You see, this is the kind of value that we're talking about. That's the kind of thing we should be seeing, not £3.50 or thereabouts for a quarter of the quantity.
 
Quality is questionable.

That's the point, the quality is often questionable in these places.

Hence why they will be buying the cheapest ingredients. One will not be served Heinz or Branston beans but Aldi "Essentials" or "Stockwell" from Tescos with added vegetable oil. Buying in Heinz is a waste of money, people will just buy whatever they serve and cover it in salt, ketchup and brown sauce. Greasy spoons are 'functional' places.
 
in reality they probably don't use Heinz beans but some crap brand thats like 50p a tin with a splash of ketchup inside it.

your probably getting 25pence worth of beans and about 30pence worth of bread so the total cost of your meal is like 60pence or something. (assuming half a tin of beans + 4 slices of bread) in reality you probably get 4 triangles

Yes, cheapest beans I can find are Aldi and Tesco at 22p a can. Bread 49p a loaf. There may be cheaper.
 
Yes it does, because the hole let’s the steam (moisture) escape, thickening the sauce. The brand of beans matters as well. Heinz are a bit thin, but Branston sauce is perfect for it. Little stir after 1
min, then another stir at the end. Piping hot thick beans guaranteed with no saucepan to clean up.

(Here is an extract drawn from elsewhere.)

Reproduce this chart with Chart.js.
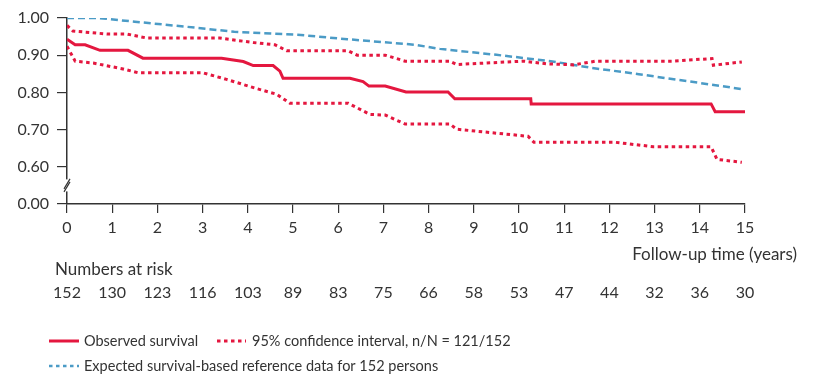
<!DOCTYPE html>
<html>
<head>
<meta charset="utf-8">
<script src="https://cdn.jsdelivr.net/npm/chart.js@4.4.1/dist/chart.umd.min.js"></script>
<style>
  html, body { margin: 0; padding: 0; background: #fff; }
</style>
</head>
<body>
<canvas id="km" width="814" height="376"></canvas>
<script>
// values (time in years, survival proportion)
const obsTime = [0, 0.18, 0.4, 0.73, 1.35, 1.68, 3.42, 3.9, 4.12, 4.56, 4.71, 4.78, 6.26, 6.55, 6.68, 7.04, 7.5, 8.43, 8.58, 10.26, 10.27, 14.25, 14.34, 15];
const obsSurv = [0.943, 0.928, 0.928, 0.913, 0.913, 0.892, 0.892, 0.883, 0.872, 0.872, 0.857, 0.838, 0.838, 0.829, 0.817, 0.817, 0.801, 0.801, 0.783, 0.783, 0.769, 0.769, 0.748, 0.748];

const upTime = [0, 0.13, 0.88, 1.32, 1.77, 3.38, 4.12, 4.6, 4.86, 6.22, 6.42, 7.04, 7.48, 8.47, 8.62, 10.1, 10.6, 11.2, 11.7, 13.4, 14.27, 14.3, 14.93];
const upSurv = [0.98, 0.965, 0.957, 0.957, 0.946, 0.946, 0.934, 0.928, 0.912, 0.912, 0.9, 0.9, 0.884, 0.884, 0.875, 0.884, 0.877, 0.874, 0.884, 0.884, 0.891, 0.873, 0.882];

const lowTime = [0, 0.18, 0.58, 1.24, 1.57, 3.0, 3.53, 4.2, 4.64, 4.93, 6.22, 6.7, 7.04, 7.48, 8.47, 8.62, 10.2, 10.33, 12.12, 12.97, 14.25, 14.38, 14.93];
const lowSurv = [0.924, 0.884, 0.879, 0.863, 0.853, 0.853, 0.835, 0.81, 0.795, 0.771, 0.771, 0.741, 0.739, 0.715, 0.715, 0.701, 0.682, 0.666, 0.666, 0.654, 0.654, 0.62, 0.612];

const expTime = [0, 0.7, 1.5, 2.6, 3.7, 5.1, 6.2, 7.7, 8.25, 9.5, 10.7, 11.6, 12.65, 14.93];
const expSurv = [1.0, 1.0, 0.99, 0.977, 0.963, 0.955, 0.943, 0.928, 0.917, 0.901, 0.884, 0.866, 0.849, 0.809];

const riskYears = [0, 1, 2, 3, 4, 5, 6, 7, 8, 9, 10, 11, 12, 13, 14, 15];
const atRisk = [152, 130, 123, 116, 103, 89, 83, 75, 66, 58, 53, 47, 44, 32, 36, 30];

const RED = '#e4173f';
const BLUE = '#4b9bc6';
const TEXT = '#333333';
const FONT = 'Lato, "Open Sans", sans-serif';

function toPoints(t, s) {
  return t.map((x, i) => ({ x: x, y: s[i] }));
}

// broken axis: the bottom tick (0.50 on the scale) is labelled 0.00
const extras = {
  id: 'extras',
  afterDraw(chart) {
    const ctx = chart.ctx;
    const x = chart.scales.x;
    const y = chart.scales.y;
    const left = chart.chartArea.left;
    const c = y.getPixelForValue(0.55);

    ctx.save();
    // axis break
    ctx.fillStyle = '#fff';
    ctx.fillRect(left - 2, c - 6, 4, 12);
    ctx.strokeStyle = TEXT;
    ctx.lineWidth = 1.2;
    [-1.5, 1.5].forEach(d => {
      ctx.beginPath();
      ctx.moveTo(left - 3, c + 5 + d);
      ctx.lineTo(left + 3, c - 5 + d);
      ctx.stroke();
    });

    ctx.fillStyle = TEXT;
    ctx.textBaseline = 'middle';

    ctx.font = '17px ' + FONT;
    ctx.textAlign = 'right';
    ctx.fillText('Follow-up time (years)', 797, 255);

    ctx.textAlign = 'left';
    ctx.fillText('Numbers at risk', 55, 270);
    ctx.font = '16px ' + FONT;
    ctx.textAlign = 'center';
    riskYears.forEach((yr, i) => {
      ctx.fillText(String(atRisk[i]), x.getPixelForValue(yr), 293);
    });

    // legend
    ctx.font = '14.5px ' + FONT;
    ctx.textAlign = 'left';
    ctx.lineWidth = 3;
    ctx.strokeStyle = RED;
    ctx.setLineDash([]);
    ctx.beginPath(); ctx.moveTo(49, 341); ctx.lineTo(79, 341); ctx.stroke();
    ctx.fillText('Observed survival', 84, 341);

    ctx.setLineDash([3.5, 3.5]);
    ctx.beginPath(); ctx.moveTo(217, 341); ctx.lineTo(246, 341); ctx.stroke();
    ctx.fillText('95% confidence interval, n/N = 121/152', 252, 341);

    ctx.strokeStyle = BLUE;
    ctx.lineWidth = 2.5;
    ctx.beginPath(); ctx.moveTo(49, 366); ctx.lineTo(79, 366); ctx.stroke();
    ctx.fillText('Expected survival-based reference data for 152 persons', 84, 366);
    ctx.restore();
  }
};

new Chart(document.getElementById('km'), {
  type: 'scatter',
  data: {
    datasets: [
      { label: 'Observed survival', data: toPoints(obsTime, obsSurv), borderColor: RED, borderWidth: 3 },
      { label: '95% CI upper', data: toPoints(upTime, upSurv), borderColor: RED, borderWidth: 3, borderDash: [3.5, 3.5] },
      { label: '95% CI lower', data: toPoints(lowTime, lowSurv), borderColor: RED, borderWidth: 3, borderDash: [3.5, 3.5] },
      { label: 'Expected', data: toPoints(expTime, expSurv), borderColor: BLUE, borderWidth: 2.5, borderDash: [7, 4] }
    ].map(d => Object.assign(d, { showLine: true, pointRadius: 0, tension: 0, fill: false }))
  },
  options: {
    responsive: false,
    animation: false,
    layout: { padding: { left: 0, top: 18, right: 69, bottom: 142 } },
    plugins: { legend: { display: false }, tooltip: { enabled: false } },
    scales: {
      x: {
        type: 'linear',
        min: 0,
        max: 15,
        ticks: { stepSize: 1, color: TEXT, font: { family: FONT, size: 16 }, padding: 5 },
        grid: { drawOnChartArea: false, tickLength: 9, color: TEXT, lineWidth: 1.2 },
        border: { color: TEXT, width: 1.5 },
        afterFit: s => { s.height = 30; }
      },
      y: {
        min: 0.5,
        max: 1.0,
        ticks: {
          stepSize: 0.1,
          color: TEXT,
          font: { family: FONT, size: 16 },
          padding: 8,
          callback: v => (v < 0.55 ? '0.00' : v.toFixed(2))
        },
        grid: { drawOnChartArea: false, tickLength: 10, color: TEXT, lineWidth: 1.2 },
        border: { color: TEXT, width: 1.5 },
        afterFit: s => { s.width = 67; }
      }
    }
  },
  plugins: [extras]
});
</script>
</body>
</html>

Hmm that's promising. By coincidence my wife just bought me a Sistema sandwich box for work, looks like a solid make.

Many years ago I worked in a Little Chef and the price they could buy stuff for was crazy. They were buying a whole loaf of bread for 11p and something like the Olympic Breakfast worked out at about 54p for all the ingredients in total.

This is the kind of thing it would be fascinating to hear more about. It would be great to hear from people who have actually worked in the industry and know how cheaply these things can be bought.
 
Nail head - hit.

3 times is the rule but for something below £1 to make you likley want a 6 times multiplier.

Which would make, on a 6x multiplier, £2 the most reasonble, assuming the ingredients are 30p per serving.

£3.50 is a 12x multiplier, which is just insane.